A critical security flaw has been uncovered in Nginx, the widely used web server software, allowing unauthenticated remote code execution in certain configurations. The vulnerability resides in the ngx_http_rewrite_module, a core component that processes URL rewriting and variable assignments. The bug was introduced in 2008, version 0.6.27, and went unnoticed for 18 years across all subsequent releases up to version 1.30.0.

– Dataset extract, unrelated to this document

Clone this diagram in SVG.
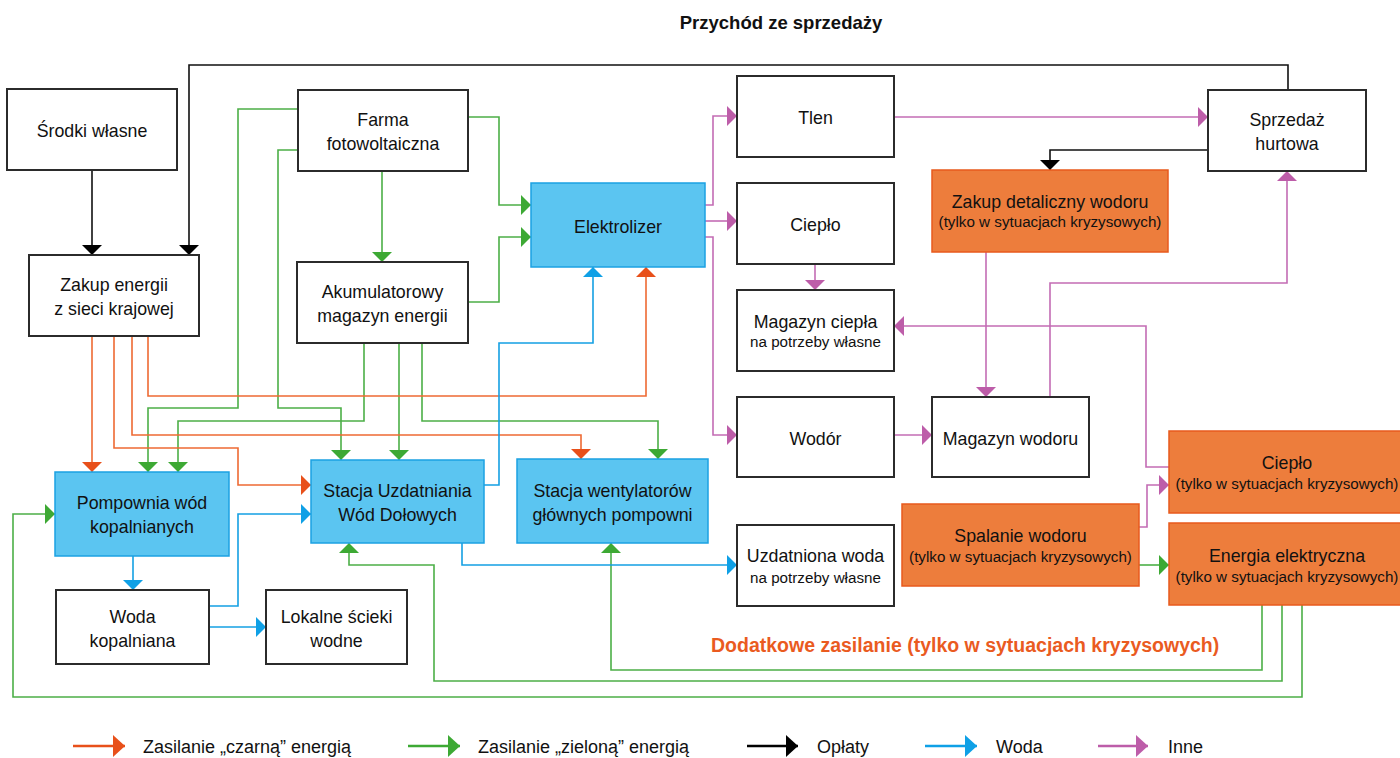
<svg xmlns="http://www.w3.org/2000/svg" width="1400" height="758" viewBox="0 0 1400 758">
<style>
.box{fill:#fff;stroke:#2b2b2b;stroke-width:2}
.blue{fill:#5BC5F1;stroke:#1BA1E2;stroke-width:1.5}
.orng{fill:#ED7D3C;stroke:#E85A1C;stroke-width:1.5}
text{font-family:"Liberation Sans",Arial,sans-serif;fill:#111}
.t{font-size:17.8px;text-anchor:middle}
.s{font-size:15.2px;text-anchor:middle}
.lg{font-size:18px}
.c{fill:none;stroke-width:1.6}
.k{stroke:#111}.g{stroke:#4CAF47}.o{stroke:#EE6A33}.b{stroke:#14A0E3}.p{stroke:#C36CB4}
</style>
<defs>
<marker id="ak" markerUnits="userSpaceOnUse" markerWidth="10" markerHeight="20" viewBox="0 0 10 20" refX="10" refY="10" orient="auto"><path d="M0,0 L10,10 L0,20 z" fill="#000"/></marker>
<marker id="ag" markerUnits="userSpaceOnUse" markerWidth="10" markerHeight="20" viewBox="0 0 10 20" refX="10" refY="10" orient="auto"><path d="M0,0 L10,10 L0,20 z" fill="#3DA934"/></marker>
<marker id="ao" markerUnits="userSpaceOnUse" markerWidth="10" markerHeight="20" viewBox="0 0 10 20" refX="10" refY="10" orient="auto"><path d="M0,0 L10,10 L0,20 z" fill="#E8501A"/></marker>
<marker id="ab" markerUnits="userSpaceOnUse" markerWidth="10" markerHeight="20" viewBox="0 0 10 20" refX="10" refY="10" orient="auto"><path d="M0,0 L10,10 L0,20 z" fill="#0FA0E6"/></marker>
<marker id="ap" markerUnits="userSpaceOnUse" markerWidth="10" markerHeight="20" viewBox="0 0 10 20" refX="10" refY="10" orient="auto"><path d="M0,0 L10,10 L0,20 z" fill="#BD5DA9"/></marker>
<marker id="lk" markerUnits="userSpaceOnUse" markerWidth="12" markerHeight="22" viewBox="0 0 12 22" refX="12" refY="11" orient="auto"><path d="M0,0 L12,11 L0,22 z" fill="#000"/></marker>
<marker id="lg" markerUnits="userSpaceOnUse" markerWidth="12" markerHeight="22" viewBox="0 0 12 22" refX="12" refY="11" orient="auto"><path d="M0,0 L12,11 L0,22 z" fill="#3DA934"/></marker>
<marker id="lo" markerUnits="userSpaceOnUse" markerWidth="12" markerHeight="22" viewBox="0 0 12 22" refX="12" refY="11" orient="auto"><path d="M0,0 L12,11 L0,22 z" fill="#E8501A"/></marker>
<marker id="lb" markerUnits="userSpaceOnUse" markerWidth="12" markerHeight="22" viewBox="0 0 12 22" refX="12" refY="11" orient="auto"><path d="M0,0 L12,11 L0,22 z" fill="#0FA0E6"/></marker>
<marker id="lp" markerUnits="userSpaceOnUse" markerWidth="12" markerHeight="22" viewBox="0 0 12 22" refX="12" refY="11" orient="auto"><path d="M0,0 L12,11 L0,22 z" fill="#BD5DA9"/></marker>
</defs>

<text x="781" y="29" style="font-size:18.5px;font-weight:bold;text-anchor:middle">Przychód ze sprzedaży</text>

<g id="connectors">
<!-- black -->
<path class="c k" d="M92,170 V255" marker-end="url(#ak)"/>
<path class="c k" d="M1288,90 V65 H189 V255" marker-end="url(#ak)"/>
<path class="c k" d="M1208,150 H1050 V170" marker-end="url(#ak)"/>
<!-- green -->
<path class="c g" d="M382,171 V262" marker-end="url(#ag)"/>
<path class="c g" d="M468,117 H499 V205 H531" marker-end="url(#ag)"/>
<path class="c g" d="M468,302 H499 V237 H531" marker-end="url(#ag)"/>
<path class="c g" d="M298,109 H238 V408 H148 V472" marker-end="url(#ag)"/>
<path class="c g" d="M298,150 H278 V408 H341 V460" marker-end="url(#ag)"/>
<path class="c g" d="M364,343 V421 H178 V472" marker-end="url(#ag)"/>
<path class="c g" d="M399,343 V460" marker-end="url(#ag)"/>
<path class="c g" d="M422,343 V421 H658 V459" marker-end="url(#ag)"/>
<path class="c g" d="M1139,565 H1169" marker-end="url(#ag)"/>
<path class="c g" d="M1262,605 V670 H611 V543" marker-end="url(#ag)"/>
<path class="c g" d="M1282,605 V681 H434 V565 H349 V543" marker-end="url(#ag)"/>
<path class="c g" d="M1302,605 V697 H13 V514 H55" marker-end="url(#ag)"/>
<!-- orange -->
<path class="c o" d="M92,336 V472" marker-end="url(#ao)"/>
<path class="c o" d="M114,336 V448 H238 V485 H311" marker-end="url(#ao)"/>
<path class="c o" d="M132,336 V435 H581 V459" marker-end="url(#ao)"/>
<path class="c o" d="M148,336 V396 H646 V267" marker-end="url(#ao)"/>
<!-- blue -->
<path class="c b" d="M133,556 V590" marker-end="url(#ab)"/>
<path class="c b" d="M209,606 H238 V514 H311" marker-end="url(#ab)"/>
<path class="c b" d="M209,627 H266" marker-end="url(#ab)"/>
<path class="c b" d="M484,485 H499 V343 H593 V267" marker-end="url(#ab)"/>
<path class="c b" d="M462,543 V565 H737" marker-end="url(#ab)"/>
<!-- pink -->
<path class="c p" d="M705,205 H713 V116 H737" marker-end="url(#ap)"/>
<path class="c p" d="M705,221 H737" marker-end="url(#ap)"/>
<path class="c p" d="M705,237 H713 V435 H737" marker-end="url(#ap)"/>
<path class="c p" d="M894,117 H1208" marker-end="url(#ap)"/>
<path class="c p" d="M815,264 V290" marker-end="url(#ap)"/>
<path class="c p" d="M1169,467 H1146 V326 H894" marker-end="url(#ap)"/>
<path class="c p" d="M986,252 V397" marker-end="url(#ap)"/>
<path class="c p" d="M1050,397 V283 H1287 V171" marker-end="url(#ap)"/>
<path class="c p" d="M894,435 H932" marker-end="url(#ap)"/>
<path class="c p" d="M1139,527 H1147 V485 H1169" marker-end="url(#ap)"/>
</g>

<g id="srodki"><rect class="box" x="7" y="89" width="170" height="81"/><text class="t" x="92" y="137">Środki własne</text></g>
<g id="zakup-energii"><rect class="box" x="29" y="255" width="170" height="81"/><text class="t" x="114" y="291">Zakup energii</text><text class="t" x="114" y="315">z sieci krajowej</text></g>
<g id="farma"><rect class="box" x="298" y="90" width="170" height="81"/><text class="t" x="383" y="126">Farma</text><text class="t" x="383" y="150">fotowoltaiczna</text></g>
<g id="akumulator"><rect class="box" x="297" y="262" width="171" height="81"/><text class="t" x="382.5" y="298">Akumulatorowy</text><text class="t" x="382.5" y="322">magazyn energii</text></g>
<g id="elektrolizer"><rect class="blue" x="531" y="183" width="174" height="84"/><text class="t" x="618" y="233">Elektrolizer</text></g>
<g id="tlen"><rect class="box" x="737" y="76" width="157" height="81"/><text class="t" x="815.5" y="124">Tlen</text></g>
<g id="cieplo"><rect class="box" x="737" y="183" width="157" height="81"/><text class="t" x="815.5" y="231">Ciepło</text></g>
<g id="magazyn-ciepla"><rect class="box" x="737" y="290" width="157" height="81"/><text class="t" x="815.5" y="328">Magazyn ciepła</text><text class="s" x="815.5" y="347">na potrzeby własne</text></g>
<g id="wodor"><rect class="box" x="737" y="397" width="157" height="80"/><text class="t" x="815.5" y="445">Wodór</text></g>
<g id="uzdatniona-woda"><rect class="box" x="737" y="525" width="157" height="81"/><text class="t" x="815.5" y="562">Uzdatniona woda</text><text class="s" x="815.5" y="583">na potrzeby własne</text></g>
<g id="sprzedaz"><rect class="box" x="1208" y="90" width="158" height="81"/><text class="t" x="1287" y="126">Sprzedaż</text><text class="t" x="1287" y="150">hurtowa</text></g>
<g id="zakup-detaliczny"><rect class="orng" x="932" y="170" width="236" height="82"/><text class="t" x="1050" y="208">Zakup detaliczny wodoru</text><text class="s" x="1050" y="227">(tylko w sytuacjach kryzysowych)</text></g>
<g id="magazyn-wodoru"><rect class="box" x="932" y="397" width="157" height="80"/><text class="t" x="1010.5" y="445">Magazyn wodoru</text></g>
<g id="spalanie"><rect class="orng" x="902" y="504" width="237" height="82"/><text class="t" x="1020.5" y="542">Spalanie wodoru</text><text class="s" x="1020.5" y="562">(tylko w sytuacjach kryzysowych)</text></g>
<g id="cieplo-kryzys"><rect class="orng" x="1169" y="431" width="236" height="82"/><text class="t" x="1287" y="469">Ciepło</text><text class="s" x="1287" y="489">(tylko w sytuacjach kryzysowych)</text></g>
<g id="energia-kryzys"><rect class="orng" x="1169" y="523" width="236" height="82"/><text class="t" x="1287" y="562">Energia elektryczna</text><text class="s" x="1287" y="582">(tylko w sytuacjach kryzysowych)</text></g>
<g id="pompownia"><rect class="blue" x="55" y="472" width="174" height="84"/><text class="t" x="142" y="509">Pompownia wód</text><text class="t" x="142" y="533">kopalnianych</text></g>
<g id="woda-kopalniana"><rect class="box" x="56" y="590" width="153" height="74"/><text class="t" x="132.5" y="623">Woda</text><text class="t" x="132.5" y="647">kopalniana</text></g>
<g id="scieki"><rect class="box" x="266" y="590" width="141" height="74"/><text class="t" x="336.5" y="623">Lokalne ścieki</text><text class="t" x="336.5" y="647">wodne</text></g>
<g id="stacja-uzdatniania"><rect class="blue" x="311" y="460" width="173" height="83"/><text class="t" x="397.5" y="497">Stacja Uzdatniania</text><text class="t" x="397.5" y="521">Wód Dołowych</text></g>
<g id="stacja-wentylatorow"><rect class="blue" x="517" y="459" width="191" height="84"/><text class="t" x="612.5" y="497">Stacja wentylatorów</text><text class="t" x="612.5" y="521">głównych pompowni</text></g>

<text x="711" y="652" style="font-size:19.5px;font-weight:bold;fill:#EA5B1F">Dodatkowe zasilanie (tylko w sytuacjach kryzysowych)</text>

<g id="legend">
<path d="M73,746 H125" stroke="#E8501A" stroke-width="2.5" fill="none" marker-end="url(#lo)"/>
<text class="lg" x="143" y="753">Zasilanie „czarną” energią</text>
<path d="M408,746 H460" stroke="#3DA934" stroke-width="2.5" fill="none" marker-end="url(#lg)"/>
<text class="lg" x="478" y="753">Zasilanie „zieloną” energią</text>
<path d="M747,746 H798" stroke="#000" stroke-width="2.5" fill="none" marker-end="url(#lk)"/>
<text class="lg" x="817" y="753">Opłaty</text>
<path d="M925,746 H977" stroke="#0FA0E6" stroke-width="2.5" fill="none" marker-end="url(#lb)"/>
<text class="lg" x="996" y="753">Woda</text>
<path d="M1098,746 H1148" stroke="#BD5DA9" stroke-width="2.5" fill="none" marker-end="url(#lp)"/>
<text class="lg" x="1168" y="753">Inne</text>
</g>
</svg>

The problem arises when both the `rewrite` and `set` directives are used together, a common pattern in API gateway deployments. Nginx processes these directives in two passes: the first calculates the required memory, and the second writes data into the allocated buffer. A state mismatch between these passes causes a heap buffer overflow. Specifically, when a `rewrite` directive contains a question mark, it permanently sets an internal flag in the main script engine. During the first pass, a separate sub engine is used where this flag is cleared, leading to an underestimation of the buffer size needed for URI escaping. The second pass then writes far more data than allocated, resulting in the overflow.

Impact and Exploitation

Security researchers at depthfirst discovered the flaw during a code audit in April 2026. They also identified three additional memory corruption bugs in the same audit. The team developed a working proof of concept exploit for systems with Address Space Layout Randomization (ASLR) disabled. The exploit chains together heap manipulation, fake cleanup structure spraying via HTTP POST bodies, and leverages Nginx’s deterministic multi process architecture to achieve reliable code execution. A public proof of concept has been released on GitHub.

This vulnerability has been assigned a high severity score (CVSS 9.2). Administrators are strongly urged to update their Nginx installations immediately to protect against potential attacks targeting this long standing defect.